One further phase of the case remains to be considered, namely, the punitive damage award against the infant.
It is argued in his behalf that the uncontradicted evidence shows that the discharge of the gun was accidental. However, the argument overlooks pertinent facts given by Mazzilli. He said Kenneth was standing in the window with the gun shoulder high pointing at him just as it went off. This is in conflict with the assertion that it was resting *504 on the window sill and accidentally bumped into. As a result what actually took place was for jury determination.
There was evidence from which it could be inferred that Kenneth was aware of the capacity for harm inherent in a loaded gun.
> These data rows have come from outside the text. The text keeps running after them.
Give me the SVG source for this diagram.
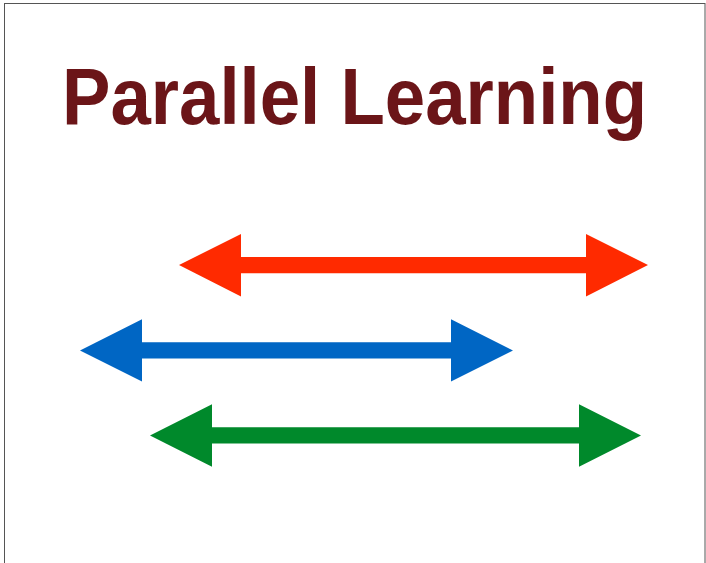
<svg xmlns="http://www.w3.org/2000/svg" width="706" height="563" viewBox="0 0 706 563">
  <style>
    .frame { fill: #ffffff; stroke: #555555; stroke-width: 1; }
    .title { font-family: "Comic Sans MS", "Liberation Sans", sans-serif; font-weight: bold; font-size: 79px; fill: #6b1518; }
    .red { fill: #ff2a00; }
    .blue { fill: #0066c4; }
    .green { fill: #00892b; }
  </style>
  <rect width="706" height="563" fill="#ffffff"/>
  <rect class="frame" x="4.5" y="3.5" width="700.5" height="600"/>

  <g id="title">
    <text class="title" x="62" y="123.5" textLength="585" lengthAdjust="spacingAndGlyphs">Parallel Learning</text>
  </g>

  <!-- three double-headed arrows -->
  <g id="connectors">
    <polygon id="arrow-red" class="red" points="179,265 241,234 241,257 586,257 586,234 648,265 586,296.5 586,273.3 241,273.3 241,296.5"/>
    <polygon id="arrow-blue" class="blue" points="80,350.5 142,319.3 142,342.3 451,342.3 451,319.3 513,350.5 451,381.5 451,358.5 142,358.5 142,381.5"/>
    <polygon id="arrow-green" class="green" points="150,435.5 212,404.3 212,427.3 579,427.3 579,404.3 641,435.5 579,466.7 579,443.5 212,443.5 212,466.7"/>
  </g>
</svg>
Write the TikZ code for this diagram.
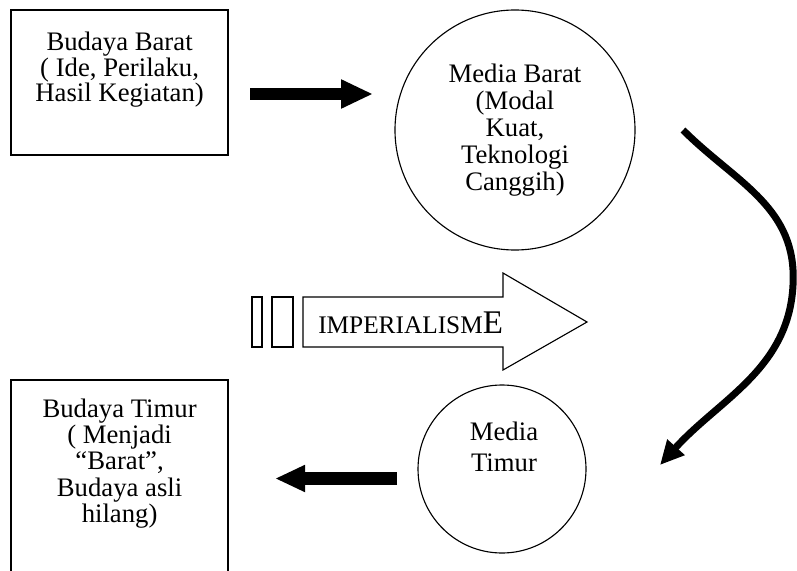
\documentclass[tikz,border=0pt]{standalone}
\usepackage{fontspec}
\setmainfont{Liberation Serif}
\usetikzlibrary{arrows.meta}

\begin{document}
\begin{tikzpicture}
	\tikzstyle{every node}=[font=\fontsize{19}{19.1}\selectfont, align=center]
	\tikzstyle{kotak}=[draw, line width=0.8pt, minimum width=5.425cm, inner sep=0pt]
	\tikzstyle{bulat}=[draw, circle, line width=0.8pt, inner sep=0pt]

	\useasboundingbox (0,0) rectangle (19.925,14.25);
	\clip (0,0) rectangle (19.925,14.25);

	% kotak budaya
	\node [kotak, minimum height=3.625cm] (bbarat) at (2.9875,12.1875) {};
	\node [font=\fontsize{19}{17}\selectfont] (bbaratteks) at (2.99,12.51) {Budaya Barat\\( Ide, Perilaku,\\Hasil Kegiatan)};
	\node [kotak, minimum height=5.5cm] (btimur) at (2.9875,2) {};
	\node [font=\fontsize{19}{18.8}\selectfont] (btimurteks) at (2.99,2.66) {Budaya Timur\\( Menjadi\\``Barat'',\\Budaya asli\\hilang)};

	% media
	\node [bulat, minimum size=6cm] (mbarat) at (12.875,11) {Media Barat\\(Modal\\Kuat,\\Teknologi\\Canggih)};
	\node [bulat, minimum size=4.2cm] (mtimur) at (12.55,2.525) {};
	\node [font=\fontsize{19}{22}\selectfont] (mtimurteks) at (12.6,3.075) {Media\\Timur};

	% imperialisme
	\draw [line width=0.8pt] (6.3,5.575) rectangle (6.55,6.825);
	\draw [line width=0.8pt] (6.8,5.575) rectangle (7.325,6.825);
	\draw [line width=0.8pt] (7.575,6.825) -- (12.575,6.825) -- (12.575,7.425) -- (14.675,6.2)
		-- (12.575,5.0) -- (12.575,5.575) -- (7.575,5.575) -- cycle;
	\node [anchor=base west, inner sep=0pt] (imp) at (7.95,5.925) {\fontsize{18}{18}\selectfont IMPERIALISM\fontsize{23.5}{23.5}\selectfont E};

	% panah
	\coordinate (p1a) at (6.25,11.9);
	\coordinate (p1b) at (9.325,11.9);
	\draw [-{Triangle[length=0.8cm, width=0.675cm]}, line width=0.28cm] (p1a) -- (p1b);

	\coordinate (p2a) at (9.925,2.2875);
	\coordinate (p2b) at (6.875,2.2875);
	\draw [-{Triangle[length=0.75cm, width=0.625cm]}, line width=0.325cm] (p2a) -- (p2b);

	\coordinate (p3a) at (17.075,11.0);
	\coordinate (lengkung) at (19.83,7.325);
	\coordinate (p3b) at (16.5,2.625);
	\draw [-{Triangle[length=0.6cm, width=0.55cm]}, line width=0.175cm]
		(p3a) to[out=-45, in=90] (lengkung) to[out=-90, in=48] (p3b);

\end{tikzpicture}
\end{document}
In order to establish a wanton injury, with which he was charged, and thus justify a punitive damage award against him, it was necessary to show that with "knowledge of existing conditions, and conscious from such knowledge that injury will likely or probably result from his conduct, and with reckless indifference to the consequences," he "consciously and intentionally" fired the shotgun. King v. Patrylow, 15 N.J. Super. 429, 433 (App. Div. 1951); Staub v. Public Service Ry. Co., 97 N.J.L. 297, 300 (E. & A. 1922).
In our judgment the facts of the shooting were such that the question of wantonness was properly submitted to the jury for determination.
The judgments on both appeals are affirmed.